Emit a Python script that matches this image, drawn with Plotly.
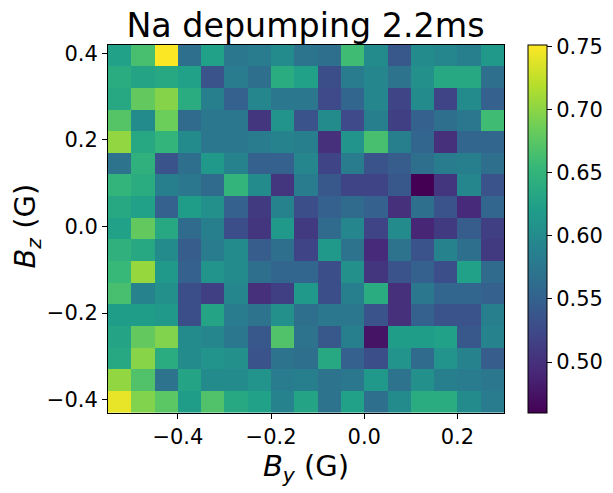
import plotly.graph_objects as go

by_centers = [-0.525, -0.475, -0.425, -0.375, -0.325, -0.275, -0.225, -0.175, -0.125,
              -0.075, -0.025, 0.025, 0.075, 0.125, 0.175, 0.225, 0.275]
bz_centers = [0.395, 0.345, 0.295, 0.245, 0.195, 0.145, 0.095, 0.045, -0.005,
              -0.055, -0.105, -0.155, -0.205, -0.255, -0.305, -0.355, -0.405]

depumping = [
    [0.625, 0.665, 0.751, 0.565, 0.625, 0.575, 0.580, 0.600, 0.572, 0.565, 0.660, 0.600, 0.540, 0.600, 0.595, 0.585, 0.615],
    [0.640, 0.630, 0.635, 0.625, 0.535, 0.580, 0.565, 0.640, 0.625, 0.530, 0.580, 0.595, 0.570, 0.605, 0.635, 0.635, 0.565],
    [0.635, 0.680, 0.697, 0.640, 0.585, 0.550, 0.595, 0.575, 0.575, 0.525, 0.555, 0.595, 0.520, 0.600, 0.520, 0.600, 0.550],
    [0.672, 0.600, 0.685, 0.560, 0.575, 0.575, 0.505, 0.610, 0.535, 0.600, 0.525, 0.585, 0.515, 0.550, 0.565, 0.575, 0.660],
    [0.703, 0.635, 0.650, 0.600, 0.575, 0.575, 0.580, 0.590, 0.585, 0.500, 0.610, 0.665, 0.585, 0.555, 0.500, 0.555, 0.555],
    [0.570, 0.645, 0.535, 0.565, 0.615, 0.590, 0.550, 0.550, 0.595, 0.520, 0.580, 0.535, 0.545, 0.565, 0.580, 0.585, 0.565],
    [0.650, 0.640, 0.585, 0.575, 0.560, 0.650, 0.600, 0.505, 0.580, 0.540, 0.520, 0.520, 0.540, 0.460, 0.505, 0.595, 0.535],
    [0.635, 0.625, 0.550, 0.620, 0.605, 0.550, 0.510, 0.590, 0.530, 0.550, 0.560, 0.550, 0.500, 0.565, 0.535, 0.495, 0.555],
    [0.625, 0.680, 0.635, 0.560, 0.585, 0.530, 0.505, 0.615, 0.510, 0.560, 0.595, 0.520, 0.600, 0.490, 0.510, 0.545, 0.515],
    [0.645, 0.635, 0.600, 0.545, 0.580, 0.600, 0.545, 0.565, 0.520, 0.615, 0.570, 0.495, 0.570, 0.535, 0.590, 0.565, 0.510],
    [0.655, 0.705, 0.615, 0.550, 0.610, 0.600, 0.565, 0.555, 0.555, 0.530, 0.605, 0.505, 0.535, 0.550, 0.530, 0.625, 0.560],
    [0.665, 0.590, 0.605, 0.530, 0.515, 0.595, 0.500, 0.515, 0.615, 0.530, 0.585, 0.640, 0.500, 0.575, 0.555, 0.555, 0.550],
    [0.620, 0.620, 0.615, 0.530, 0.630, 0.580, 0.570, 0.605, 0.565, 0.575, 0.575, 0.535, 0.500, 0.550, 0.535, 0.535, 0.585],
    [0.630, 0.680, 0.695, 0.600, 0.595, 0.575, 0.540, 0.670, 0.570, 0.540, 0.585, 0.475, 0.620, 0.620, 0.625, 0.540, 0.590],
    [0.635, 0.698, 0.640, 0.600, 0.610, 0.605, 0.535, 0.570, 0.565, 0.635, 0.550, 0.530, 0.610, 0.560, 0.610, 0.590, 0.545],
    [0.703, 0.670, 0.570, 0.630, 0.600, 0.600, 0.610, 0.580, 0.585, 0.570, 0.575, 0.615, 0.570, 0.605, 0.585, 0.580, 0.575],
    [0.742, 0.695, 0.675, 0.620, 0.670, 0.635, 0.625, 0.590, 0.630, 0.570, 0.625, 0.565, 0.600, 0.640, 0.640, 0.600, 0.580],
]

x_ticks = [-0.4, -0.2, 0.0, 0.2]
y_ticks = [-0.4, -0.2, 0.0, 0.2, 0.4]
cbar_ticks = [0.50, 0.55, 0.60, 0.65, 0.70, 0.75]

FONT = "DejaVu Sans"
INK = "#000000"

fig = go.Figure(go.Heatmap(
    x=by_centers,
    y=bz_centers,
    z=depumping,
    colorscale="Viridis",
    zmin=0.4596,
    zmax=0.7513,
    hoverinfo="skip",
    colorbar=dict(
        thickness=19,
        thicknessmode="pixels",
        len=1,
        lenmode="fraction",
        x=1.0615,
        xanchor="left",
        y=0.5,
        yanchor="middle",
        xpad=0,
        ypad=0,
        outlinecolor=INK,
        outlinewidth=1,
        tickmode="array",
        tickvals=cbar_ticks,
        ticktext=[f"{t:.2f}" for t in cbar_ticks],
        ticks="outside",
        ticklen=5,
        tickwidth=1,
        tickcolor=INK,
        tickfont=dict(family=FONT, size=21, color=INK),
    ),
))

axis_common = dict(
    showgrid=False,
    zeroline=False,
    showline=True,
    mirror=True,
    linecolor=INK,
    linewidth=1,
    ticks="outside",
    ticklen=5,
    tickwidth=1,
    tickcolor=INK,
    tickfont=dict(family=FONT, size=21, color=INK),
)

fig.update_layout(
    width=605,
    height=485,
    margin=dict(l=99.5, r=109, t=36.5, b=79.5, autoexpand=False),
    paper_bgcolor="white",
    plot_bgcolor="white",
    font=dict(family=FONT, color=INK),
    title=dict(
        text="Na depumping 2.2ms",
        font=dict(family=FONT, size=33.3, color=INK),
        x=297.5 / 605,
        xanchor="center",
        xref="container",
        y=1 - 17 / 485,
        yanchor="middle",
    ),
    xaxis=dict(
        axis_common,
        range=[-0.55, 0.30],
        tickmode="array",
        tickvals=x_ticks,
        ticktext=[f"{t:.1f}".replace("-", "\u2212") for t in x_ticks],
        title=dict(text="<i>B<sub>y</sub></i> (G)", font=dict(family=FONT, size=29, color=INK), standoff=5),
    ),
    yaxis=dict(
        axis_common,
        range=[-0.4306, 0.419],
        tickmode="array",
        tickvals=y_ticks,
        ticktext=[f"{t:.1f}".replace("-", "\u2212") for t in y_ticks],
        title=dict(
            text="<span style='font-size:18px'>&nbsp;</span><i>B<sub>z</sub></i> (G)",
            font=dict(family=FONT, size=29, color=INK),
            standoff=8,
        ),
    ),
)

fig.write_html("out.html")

★ ★ ★

In this exercise, set down all of the data exactly, without the pictures.

Emit a Python script that matches this image, drawn with Plotly.
import plotly.graph_objects as go

by_centers = [-0.525, -0.475, -0.425, -0.375, -0.325, -0.275, -0.225, -0.175, -0.125,
              -0.075, -0.025, 0.025, 0.075, 0.125, 0.175, 0.225, 0.275]
bz_centers = [0.395, 0.345, 0.295, 0.245, 0.195, 0.145, 0.095, 0.045, -0.005,
              -0.055, -0.105, -0.155, -0.205, -0.255, -0.305, -0.355, -0.405]

depumping = [
    [0.625, 0.665, 0.751, 0.565, 0.625, 0.575, 0.580, 0.600, 0.572, 0.565, 0.660, 0.600, 0.540, 0.600, 0.595, 0.585, 0.615],
    [0.640, 0.630, 0.635, 0.625, 0.535, 0.580, 0.565, 0.640, 0.625, 0.530, 0.580, 0.595, 0.570, 0.605, 0.635, 0.635, 0.565],
    [0.635, 0.680, 0.697, 0.640, 0.585, 0.550, 0.595, 0.575, 0.575, 0.525, 0.555, 0.595, 0.520, 0.600, 0.520, 0.600, 0.550],
    [0.672, 0.600, 0.685, 0.560, 0.575, 0.575, 0.505, 0.610, 0.535, 0.600, 0.525, 0.585, 0.515, 0.550, 0.565, 0.575, 0.660],
    [0.703, 0.635, 0.650, 0.600, 0.575, 0.575, 0.580, 0.590, 0.585, 0.500, 0.610, 0.665, 0.585, 0.555, 0.500, 0.555, 0.555],
    [0.570, 0.645, 0.535, 0.565, 0.615, 0.590, 0.550, 0.550, 0.595, 0.520, 0.580, 0.535, 0.545, 0.565, 0.580, 0.585, 0.565],
    [0.650, 0.640, 0.585, 0.575, 0.560, 0.650, 0.600, 0.505, 0.580, 0.540, 0.520, 0.520, 0.540, 0.460, 0.505, 0.595, 0.535],
    [0.635, 0.625, 0.550, 0.620, 0.605, 0.550, 0.510, 0.590, 0.530, 0.550, 0.560, 0.550, 0.500, 0.565, 0.535, 0.495, 0.555],
    [0.625, 0.680, 0.635, 0.560, 0.585, 0.530, 0.505, 0.615, 0.510, 0.560, 0.595, 0.520, 0.600, 0.490, 0.510, 0.545, 0.515],
    [0.645, 0.635, 0.600, 0.545, 0.580, 0.600, 0.545, 0.565, 0.520, 0.615, 0.570, 0.495, 0.570, 0.535, 0.590, 0.565, 0.510],
    [0.655, 0.705, 0.615, 0.550, 0.610, 0.600, 0.565, 0.555, 0.555, 0.530, 0.605, 0.505, 0.535, 0.550, 0.530, 0.625, 0.560],
    [0.665, 0.590, 0.605, 0.530, 0.515, 0.595, 0.500, 0.515, 0.615, 0.530, 0.585, 0.640, 0.500, 0.575, 0.555, 0.555, 0.550],
    [0.620, 0.620, 0.615, 0.530, 0.630, 0.580, 0.570, 0.605, 0.565, 0.575, 0.575, 0.535, 0.500, 0.550, 0.535, 0.535, 0.585],
    [0.630, 0.680, 0.695, 0.600, 0.595, 0.575, 0.540, 0.670, 0.570, 0.540, 0.585, 0.475, 0.620, 0.620, 0.625, 0.540, 0.590],
    [0.635, 0.698, 0.640, 0.600, 0.610, 0.605, 0.535, 0.570, 0.565, 0.635, 0.550, 0.530, 0.610, 0.560, 0.610, 0.590, 0.545],
    [0.703, 0.670, 0.570, 0.630, 0.600, 0.600, 0.610, 0.580, 0.585, 0.570, 0.575, 0.615, 0.570, 0.605, 0.585, 0.580, 0.575],
    [0.742, 0.695, 0.675, 0.620, 0.670, 0.635, 0.625, 0.590, 0.630, 0.570, 0.625, 0.565, 0.600, 0.640, 0.640, 0.600, 0.580],
]

x_ticks = [-0.4, -0.2, 0.0, 0.2]
y_ticks = [-0.4, -0.2, 0.0, 0.2, 0.4]
cbar_ticks = [0.50, 0.55, 0.60, 0.65, 0.70, 0.75]

FONT = "DejaVu Sans"
INK = "#000000"

fig = go.Figure(go.Heatmap(
    x=by_centers,
    y=bz_centers,
    z=depumping,
    colorscale="Viridis",
    zmin=0.4596,
    zmax=0.7513,
    hoverinfo="skip",
    colorbar=dict(
        thickness=19,
        thicknessmode="pixels",
        len=1,
        lenmode="fraction",
        x=1.0615,
        xanchor="left",
        y=0.5,
        yanchor="middle",
        xpad=0,
        ypad=0,
        outlinecolor=INK,
        outlinewidth=1,
        tickmode="array",
        tickvals=cbar_ticks,
        ticktext=[f"{t:.2f}" for t in cbar_ticks],
        ticks="outside",
        ticklen=5,
        tickwidth=1,
        tickcolor=INK,
        tickfont=dict(family=FONT, size=21, color=INK),
    ),
))

axis_common = dict(
    showgrid=False,
    zeroline=False,
    showline=True,
    mirror=True,
    linecolor=INK,
    linewidth=1,
    ticks="outside",
    ticklen=5,
    tickwidth=1,
    tickcolor=INK,
    tickfont=dict(family=FONT, size=21, color=INK),
)

fig.update_layout(
    width=605,
    height=485,
    margin=dict(l=99.5, r=109, t=36.5, b=79.5, autoexpand=False),
    paper_bgcolor="white",
    plot_bgcolor="white",
    font=dict(family=FONT, color=INK),
    title=dict(
        text="Na depumping 2.2ms",
        font=dict(family=FONT, size=33.3, color=INK),
        x=297.5 / 605,
        xanchor="center",
        xref="container",
        y=1 - 17 / 485,
        yanchor="middle",
    ),
    xaxis=dict(
        axis_common,
        range=[-0.55, 0.30],
        tickmode="array",
        tickvals=x_ticks,
        ticktext=[f"{t:.1f}".replace("-", "\u2212") for t in x_ticks],
        title=dict(text="<i>B<sub>y</sub></i> (G)", font=dict(family=FONT, size=29, color=INK), standoff=5),
    ),
    yaxis=dict(
        axis_common,
        range=[-0.4306, 0.419],
        tickmode="array",
        tickvals=y_ticks,
        ticktext=[f"{t:.1f}".replace("-", "\u2212") for t in y_ticks],
        title=dict(
            text="<span style='font-size:18px'>&nbsp;</span><i>B<sub>z</sub></i> (G)",
            font=dict(family=FONT, size=29, color=INK),
            standoff=8,
        ),
    ),
)

fig.write_html("out.html")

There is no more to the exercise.